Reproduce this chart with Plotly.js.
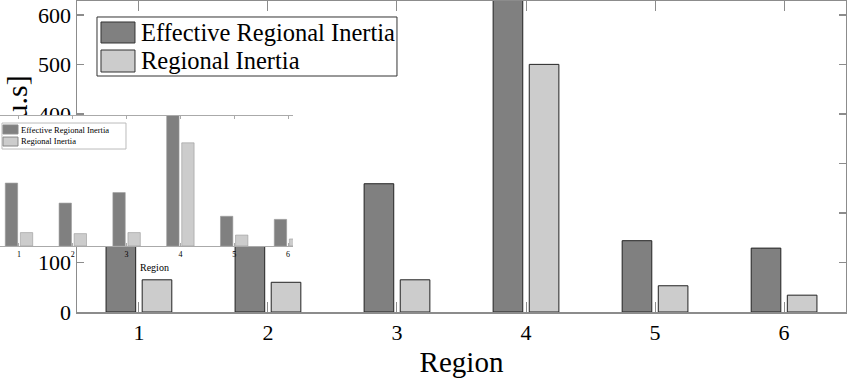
<!DOCTYPE html>
<html>
<head>
<meta charset="utf-8">
<script src="https://cdn.plot.ly/plotly-3.0.1.min.js"></script>
<style>
  body { margin: 0; background: #fff; }
  #main { position: absolute; left: 0; top: 0; width: 847px; height: 379px; }
  #inset { position: absolute; left: 0; top: 114px; width: 300px; height: 172px; }
</style>
</head>
<body>
<div id="main"></div>
<div id="inset"></div>
<script>
// values
const regions = [1, 2, 3, 4, 5, 6];
const effectiveInertia = [305, 208, 259, 690, 144, 129];
const regionalInertia = [65, 60, 65, 500, 53, 34];
const seriesNames = ['Effective Regional Inertia', 'Regional Inertia'];

const serif = 'Liberation Serif, DejaVu Serif, serif';
const darkFill = '#808080';
const lightFill = '#cccccc';
const axisGray = '#8c8c8c';

function barTraces(edgeColor, edgeWidth) {
    return [
        {
            type: 'bar', x: regions, y: effectiveInertia, name: seriesNames[0],
            marker: { color: darkFill, line: { color: edgeColor, width: edgeWidth } }
        },
        {
            type: 'bar', x: regions, y: regionalInertia, name: seriesNames[1],
            marker: { color: lightFill, line: { color: edgeColor, width: edgeWidth } }
        }
    ];
}

// legend box drawn by hand (matlab style big swatches), coords in paper units
function legendBox(box, swatches, textX, textY, fontSize, borderColor, swatchEdge) {
    const shapes = [{
        type: 'rect', xref: 'paper', yref: 'paper',
        x0: box[0], x1: box[1], y0: box[2], y1: box[3],
        fillcolor: '#fff', line: { color: borderColor, width: 1 }, layer: 'above'
    }];
    const fills = [darkFill, lightFill];
    swatches.forEach((s, i) => {
        shapes.push({
            type: 'rect', xref: 'paper', yref: 'paper',
            x0: s[0], x1: s[1], y0: s[2], y1: s[3],
            fillcolor: fills[i], line: { color: swatchEdge, width: 1 }, layer: 'above'
        });
    });
    const annotations = seriesNames.map((name, i) => ({
        xref: 'paper', yref: 'paper', x: textX, y: textY[i],
        xanchor: 'left', yanchor: 'middle', text: name, showarrow: false,
        font: { family: serif, size: fontSize, color: '#000' }
    }));
    return { shapes, annotations };
}

const mainLegend = legendBox(
    [0.026, 0.4161, 0.7588, 0.9486],
    [[0.0312, 0.0754, 0.865, 0.9325], [0.0312, 0.0754, 0.7717, 0.8424]],
    0.0806, [0.9, 0.808], 24.5, '#333', '#333'
);

// main chart
const mainLayout = {
    width: 847, height: 379,
    margin: { l: 77, r: 1, t: 1, b: 67 },
    paper_bgcolor: '#fff', plot_bgcolor: '#fff',
    font: { family: serif, color: '#000' },
    barmode: 'group', bargap: 0.44, bargroupgap: 0.18,
    showlegend: false,
    xaxis: {
        range: [0.52, 6.48], tickvals: regions, ticktext: regions.map(String),
        ticks: 'inside', ticklen: 10, tickcolor: axisGray, tickwidth: 1,
        showline: true, linecolor: axisGray, linewidth: 1.5, mirror: 'ticks',
        showgrid: false, zeroline: false,
        tickfont: { size: 22 },
        title: { text: 'Region', font: { size: 29 }, standoff: 8 }
    },
    yaxis: {
        range: [0, 628], tickvals: [0, 100, 200, 300, 400, 500, 600],
        ticks: 'inside', ticklen: 7, tickcolor: axisGray, tickwidth: 1.5,
        showline: true, linecolor: axisGray, linewidth: 1.5, mirror: 'ticks',
        showgrid: false, zeroline: false,
        tickfont: { size: 22 },
        title: { text: 'Inertia [p.u.s]', font: { size: 30 }, standoff: 8 }
    },
    shapes: mainLegend.shapes,
    annotations: mainLegend.annotations
};

Plotly.newPlot('main', barTraces('#222', 1), mainLayout, { displayModeBar: false, staticPlot: true });

// small copy of the chart pasted over the left side
const insetLegend = legendBox(
    [0.0068, 0.43, 0.746, 0.946],
    [[0.0102, 0.0614, 0.862, 0.931], [0.0102, 0.0614, 0.769, 0.838]],
    0.065, [0.896, 0.804], 8.5, '#bbb', '#888'
);
insetLegend.annotations.push({
    xref: 'paper', yref: 'paper', x: 0.5256, y: -0.165,
    xanchor: 'center', yanchor: 'middle', text: 'Region', showarrow: false,
    font: { family: serif, size: 10, color: '#000' }
});

const insetLayout = {
    width: 300, height: 172,
    margin: { l: 0, r: 7, t: 2, b: 40 },
    paper_bgcolor: 'rgba(0,0,0,0)', plot_bgcolor: '#fff',
    font: { family: serif, color: '#000' },
    barmode: 'group', bargap: 0.44, bargroupgap: 0.18,
    showlegend: false,
    xaxis: {
        range: [0.647, 6.093], tickvals: regions, ticktext: regions.map(String),
        ticks: 'inside', ticklen: 3, tickcolor: '#aaa', tickwidth: 1,
        showline: true, linecolor: '#aaa', linewidth: 1, mirror: 'ticks',
        showgrid: false, zeroline: false,
        tickfont: { size: 8 }
    },
    yaxis: {
        range: [0, 630], showticklabels: false, ticks: '',
        showline: false, showgrid: false, zeroline: false
    },
    shapes: insetLegend.shapes,
    annotations: insetLegend.annotations
};

Plotly.newPlot('inset', barTraces('#999', 0.6), insetLayout, { displayModeBar: false, staticPlot: true });
</script>
</body>
</html>
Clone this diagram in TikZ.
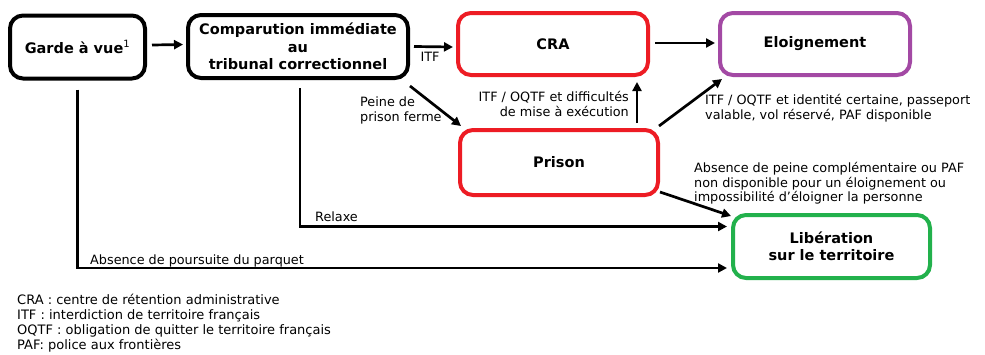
\documentclass[tikz,border=0pt]{standalone}
\usepackage{fontspec}
\setmainfont{DejaVu Sans}
\usetikzlibrary{arrows.meta}
\definecolor{pred}{HTML}{ED1C24}
\definecolor{ppurple}{HTML}{A349A4}
\definecolor{pgreen}{HTML}{22B14C}
\begin{document}
\begin{tikzpicture}[x=1pt,y=-1pt,
  box/.style={draw,line width=4pt,rounded corners=13pt,align=center,
    font=\fontsize{14.5}{17.5}\selectfont\bfseries,inner sep=0pt},
  arr/.style={line width=2.7pt,-{Triangle[length=9pt,width=9pt]}},
  lbl/.style={font=\fontsize{12.8}{14.5}\selectfont,inner sep=0pt},
  leg/.style={font=\fontsize{13}{14.8}\selectfont,inner sep=0pt,align=left}]
\useasboundingbox[fill=white] (0,0) rectangle (985,354);
% boxes
\node[box,minimum width=135pt,minimum height=63pt] (garde) at (77.5,47) {Garde à vue\textsuperscript{\normalfont\fontsize{10}{10}\selectfont 1}};
\node[box,minimum width=220pt,minimum height=63pt] (comp) at (298,46.5) {Comparution immédiate\\au\\tribunal correctionnel};
\node[box,draw=pred,minimum width=190pt,minimum height=62pt] (cra) at (553,44) {CRA};
\node[box,draw=ppurple,minimum width=190pt,minimum height=62pt] (eloi) at (815,44) {Eloignement};
\node[box,draw=pred,minimum width=198pt,minimum height=65pt] (prison) at (559,162.5) {Prison};
\node[box,draw=pgreen,minimum width=197pt,minimum height=63pt] (lib) at (831.5,246.5) {Libération\\sur le territoire};
% arrows
\draw[arr] ([shift={(5,-2)}]garde.east) -- ([shift={(-3,-2)}]comp.west);
\draw[arr] ([shift={(4,0)}]comp.east) -- ([shift={(-3,3)}]cra.west);
\draw[arr] ([shift={(5,-1)}]cra.east) -- ([shift={(-3,-1)}]eloi.west);
\draw[arr] ([shift={(0,6)}]comp.south east) -- ([shift={(3,-2)}]prison.north west);
\draw[arr] ([shift={(78,-5)}]prison.north) -- ([shift={(84,5)}]cra.south);
\draw[arr] ([shift={(-1,-2)}]prison.north east) -- ([shift={(4,2)}]eloi.south west);
\draw[arr] ([shift={(0,-5)}]prison.south east) -- ([shift={(0,3)}]lib.north west);
\draw[arr] ([shift={(2,8)}]comp.south) |- ([shift={(-4,-20)}]lib.west);
\draw[arr] ([shift={(0,9)}]garde.south) |- ([shift={(-4,21.5)}]lib.west);
% labels
\node[lbl,anchor=base] (litf) at (430,61) {ITF};
\node[lbl,anchor=north west,align=left] (lpeine) at (360,97) {Peine de\\prison ferme};
\node[lbl,anchor=north east,align=right] (ldiff) at (629,91.5) {ITF / OQTF et difficultés\\de mise à exécution};
\node[lbl,anchor=north west,align=left] (lid) at (705,94.5) {ITF / OQTF et identité certaine, passeport\\valable, vol réservé, PAF disponible};
\node[lbl,anchor=north west,align=left] (labs) at (694,162.5) {Absence de peine complémentaire ou PAF\\non disponible pour un éloignement ou\\impossibilité d'éloigner la personne};
\node[lbl,anchor=base west] (lrel) at (315,221.5) {Relaxe};
\node[lbl,anchor=base west] (lpar) at (90,264.5) {Absence de poursuite du parquet};
\node[leg,anchor=north west] (legend) at (17,294) {CRA : centre de rétention administrative\\ITF : interdiction de territoire français\\OQTF : obligation de quitter le territoire français\\PAF: police aux frontières};
\end{tikzpicture}
\end{document}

+---+

- **Exercise description**
Repeat, exactly and in full, each line from the start of the data to the line that contains "const seriesNames = ['Effective". Pictures do not go in.

- **Final result**
Reproduce this chart with Plotly.js.
<!DOCTYPE html>
<html>
<head>
<meta charset="utf-8">
<script src="https://cdn.plot.ly/plotly-3.0.1.min.js"></script>
<style>
  body { margin: 0; background: #fff; }
  #main { position: absolute; left: 0; top: 0; width: 847px; height: 379px; }
  #inset { position: absolute; left: 0; top: 114px; width: 300px; height: 172px; }
</style>
</head>
<body>
<div id="main"></div>
<div id="inset"></div>
<script>
// values
const regions = [1, 2, 3, 4, 5, 6];
const effectiveInertia = [305, 208, 259, 690, 144, 129];
const regionalInertia = [65, 60, 65, 500, 53, 34];
const seriesNames = ['Effective Regional Inertia', 'Regional Inertia'];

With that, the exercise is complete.